* DIRECTIONS FOR THIS TASK
Write out the listing below exactly, and omit any images you find in it.

* DATA SHOWN
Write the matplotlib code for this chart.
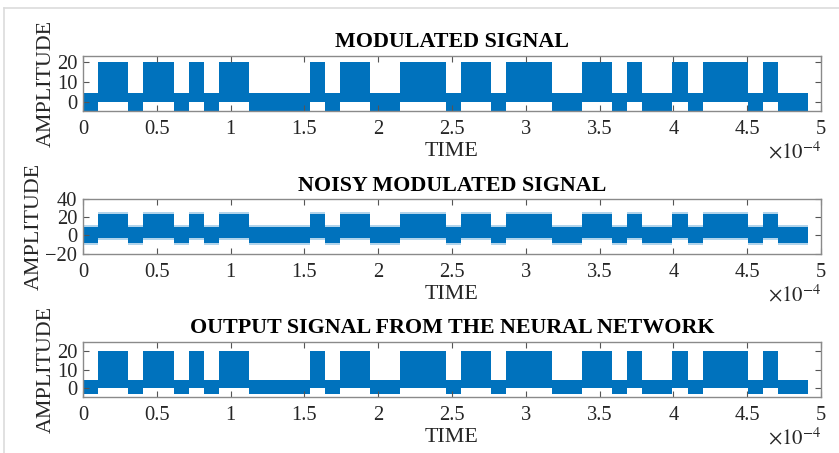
import numpy as np
import matplotlib
matplotlib.use("Agg")
import matplotlib.pyplot as plt
from matplotlib.lines import Line2D
from matplotlib.transforms import offset_copy

# ---------------- data ----------------
bits = [0, 1, 1, 0, 1, 1, 0, 1, 0, 1, 1, 0, 0, 0, 0, 1, 0, 1, 1, 0, 0, 1, 1, 1,
        0, 1, 1, 0, 1, 1, 1, 0, 0, 1, 1, 0, 1, 0, 0, 1, 0, 1, 1, 1, 0, 1, 0, 0]
bit_period = 0.1024          # in units of 1e-4 s
# band extents (min, max) of the carrier for bit 1 and bit 0
mod_high = (0.0, 20.3)
mod_low = (-4.4, 4.8)
noisy_high_core = (-2.5, 23.0)
noisy_low_core = (-8.0, 9.0)
noisy_high_peak = (-4.5, 26.0)
noisy_low_peak = (-10.5, 11.0)
out_high = (0.0, 20.0)
out_low = (-3.2, 4.3)

titles = ["MODULATED SIGNAL", "NOISY MODULATED SIGNAL",
          "OUTPUT SIGNAL FROM THE NEURAL NETWORK"]
xticks = [0, 0.5, 1, 1.5, 2, 2.5, 3, 3.5, 4, 4.5, 5]
xticklabels = ["0", "0.5", "1", "1.5", "2", "2.5", "3", "3.5", "4", "4.5", "5"]
yticks_list = [[0, 10, 20], [-20, 0, 20, 40], [0, 10, 20]]
ylims = [(-4.4, 23.3), (-20, 40), (-4.6, 24.8)]

# ---------------- drawing ----------------
BLUE = "#0072BD"
plt.rcParams["font.family"] = ["Liberation Serif", "DejaVu Serif"]
plt.rcParams["mathtext.fontset"] = "stix"

fig = plt.figure(figsize=(8.39, 4.53), dpi=100)
fig.patch.set_facecolor("white")

b = np.array(bits + [bits[-1]])
t = np.arange(len(b)) * bit_period


def band(hi, lo):
    y1 = np.where(b == 1, hi[0], lo[0])
    y2 = np.where(b == 1, hi[1], lo[1])
    return y1, y2


positions = [
    [83 / 839, (453 - 111) / 453, 738 / 839, 55.3 / 453],
    [83 / 839, (453 - 253.7) / 453, 738 / 839, 54.7 / 453],
    [83 / 839, (453 - 397) / 453, 738 / 839, 55.3 / 453],
]

for i in range(3):
    ax = fig.add_axes(positions[i])
    if i == 0:
        y1, y2 = band(mod_high, mod_low)
        ax.fill_between(t, y1, y2, step="post", color=BLUE, lw=0)
    elif i == 1:
        y1, y2 = band(noisy_high_peak, noisy_low_peak)
        ax.fill_between(t, y1, y2, step="post", color=BLUE, lw=0, alpha=0.3)
        y1, y2 = band(noisy_high_core, noisy_low_core)
        ax.fill_between(t, y1, y2, step="post", color=BLUE, lw=0)
    else:
        y1, y2 = band(out_high, out_low)
        ax.fill_between(t, y1, y2, step="post", color=BLUE, lw=0)

    ax.set_xlim(0, 5)
    ax.set_ylim(*ylims[i])
    ax.set_xticks(xticks)
    ax.set_xticklabels(xticklabels)
    ax.set_yticks(yticks_list[i])
    ax.tick_params(direction="in", top=True, right=True, length=4,
                   width=0.8, color="#555555", labelsize=14.8,
                   labelcolor="#262626")
    ax.tick_params(axis="x", pad=6.5)
    ax.tick_params(axis="y", pad=4)
    for s in ax.spines.values():
        s.set_color("#8a8a8a")
        s.set_linewidth(1.0)
    ax.set_title(titles[i], fontsize=15.8, fontweight="bold", pad=6,
                 color="black")
    ax.set_xlabel("TIME", fontsize=15.8, color="#262626", labelpad=2.5)
    ax.set_ylabel("AMPLITUDE", fontsize=15.8, color="#262626", labelpad=1)
    tr = offset_copy(ax.transAxes, fig=fig, x=0, y=-42, units="dots")
    ax.text(1.0, 0.0, r"$\times 10^{-4}$", transform=tr,
            ha="right", va="center", fontsize=15, color="#262626")

# window border
fig.add_artist(Line2D([4 / 839, 1], [1 - 8 / 453, 1 - 8 / 453],
                      transform=fig.transFigure, color="#dcdcdc", lw=1.2))
fig.add_artist(Line2D([4 / 839, 4 / 839], [0, 1 - 8 / 453],
                      transform=fig.transFigure, color="#dcdcdc", lw=1.2))

fig.savefig("out.png", dpi=100, facecolor="white")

* RESPONSE TO THE TASK
Write the matplotlib code for this chart.
import numpy as np
import matplotlib
matplotlib.use("Agg")
import matplotlib.pyplot as plt
from matplotlib.lines import Line2D
from matplotlib.transforms import offset_copy

# ---------------- data ----------------
bits = [0, 1, 1, 0, 1, 1, 0, 1, 0, 1, 1, 0, 0, 0, 0, 1, 0, 1, 1, 0, 0, 1, 1, 1,
        0, 1, 1, 0, 1, 1, 1, 0, 0, 1, 1, 0, 1, 0, 0, 1, 0, 1, 1, 1, 0, 1, 0, 0]
bit_period = 0.1024          # in units of 1e-4 s
# band extents (min, max) of the carrier for bit 1 and bit 0
mod_high = (0.0, 20.3)
mod_low = (-4.4, 4.8)
noisy_high_core = (-2.5, 23.0)
noisy_low_core = (-8.0, 9.0)
noisy_high_peak = (-4.5, 26.0)
noisy_low_peak = (-10.5, 11.0)
out_high = (0.0, 20.0)
out_low = (-3.2, 4.3)

titles = ["MODULATED SIGNAL", "NOISY MODULATED SIGNAL",
          "OUTPUT SIGNAL FROM THE NEURAL NETWORK"]
xticks = [0, 0.5, 1, 1.5, 2, 2.5, 3, 3.5, 4, 4.5, 5]
xticklabels = ["0", "0.5", "1", "1.5", "2", "2.5", "3", "3.5", "4", "4.5", "5"]
yticks_list = [[0, 10, 20], [-20, 0, 20, 40], [0, 10, 20]]
ylims = [(-4.4, 23.3), (-20, 40), (-4.6, 24.8)]

# ---------------- drawing ----------------
BLUE = "#0072BD"
plt.rcParams["font.family"] = ["Liberation Serif", "DejaVu Serif"]
plt.rcParams["mathtext.fontset"] = "stix"

fig = plt.figure(figsize=(8.39, 4.53), dpi=100)
fig.patch.set_facecolor("white")

b = np.array(bits + [bits[-1]])
t = np.arange(len(b)) * bit_period


def band(hi, lo):
    y1 = np.where(b == 1, hi[0], lo[0])
    y2 = np.where(b == 1, hi[1], lo[1])
    return y1, y2


positions = [
    [83 / 839, (453 - 111) / 453, 738 / 839, 55.3 / 453],
    [83 / 839, (453 - 253.7) / 453, 738 / 839, 54.7 / 453],
    [83 / 839, (453 - 397) / 453, 738 / 839, 55.3 / 453],
]

for i in range(3):
    ax = fig.add_axes(positions[i])
    if i == 0:
        y1, y2 = band(mod_high, mod_low)
        ax.fill_between(t, y1, y2, step="post", color=BLUE, lw=0)
    elif i == 1:
        y1, y2 = band(noisy_high_peak, noisy_low_peak)
        ax.fill_between(t, y1, y2, step="post", color=BLUE, lw=0, alpha=0.3)
        y1, y2 = band(noisy_high_core, noisy_low_core)
        ax.fill_between(t, y1, y2, step="post", color=BLUE, lw=0)
    else:
        y1, y2 = band(out_high, out_low)
        ax.fill_between(t, y1, y2, step="post", color=BLUE, lw=0)

    ax.set_xlim(0, 5)
    ax.set_ylim(*ylims[i])
    ax.set_xticks(xticks)
    ax.set_xticklabels(xticklabels)
    ax.set_yticks(yticks_list[i])
    ax.tick_params(direction="in", top=True, right=True, length=4,
                   width=0.8, color="#555555", labelsize=14.8,
                   labelcolor="#262626")
    ax.tick_params(axis="x", pad=6.5)
    ax.tick_params(axis="y", pad=4)
    for s in ax.spines.values():
        s.set_color("#8a8a8a")
        s.set_linewidth(1.0)
    ax.set_title(titles[i], fontsize=15.8, fontweight="bold", pad=6,
                 color="black")
    ax.set_xlabel("TIME", fontsize=15.8, color="#262626", labelpad=2.5)
    ax.set_ylabel("AMPLITUDE", fontsize=15.8, color="#262626", labelpad=1)
    tr = offset_copy(ax.transAxes, fig=fig, x=0, y=-42, units="dots")
    ax.text(1.0, 0.0, r"$\times 10^{-4}$", transform=tr,
            ha="right", va="center", fontsize=15, color="#262626")

# window border
fig.add_artist(Line2D([4 / 839, 1], [1 - 8 / 453, 1 - 8 / 453],
                      transform=fig.transFigure, color="#dcdcdc", lw=1.2))
fig.add_artist(Line2D([4 / 839, 4 / 839], [0, 1 - 8 / 453],
                      transform=fig.transFigure, color="#dcdcdc", lw=1.2))

fig.savefig("out.png", dpi=100, facecolor="white")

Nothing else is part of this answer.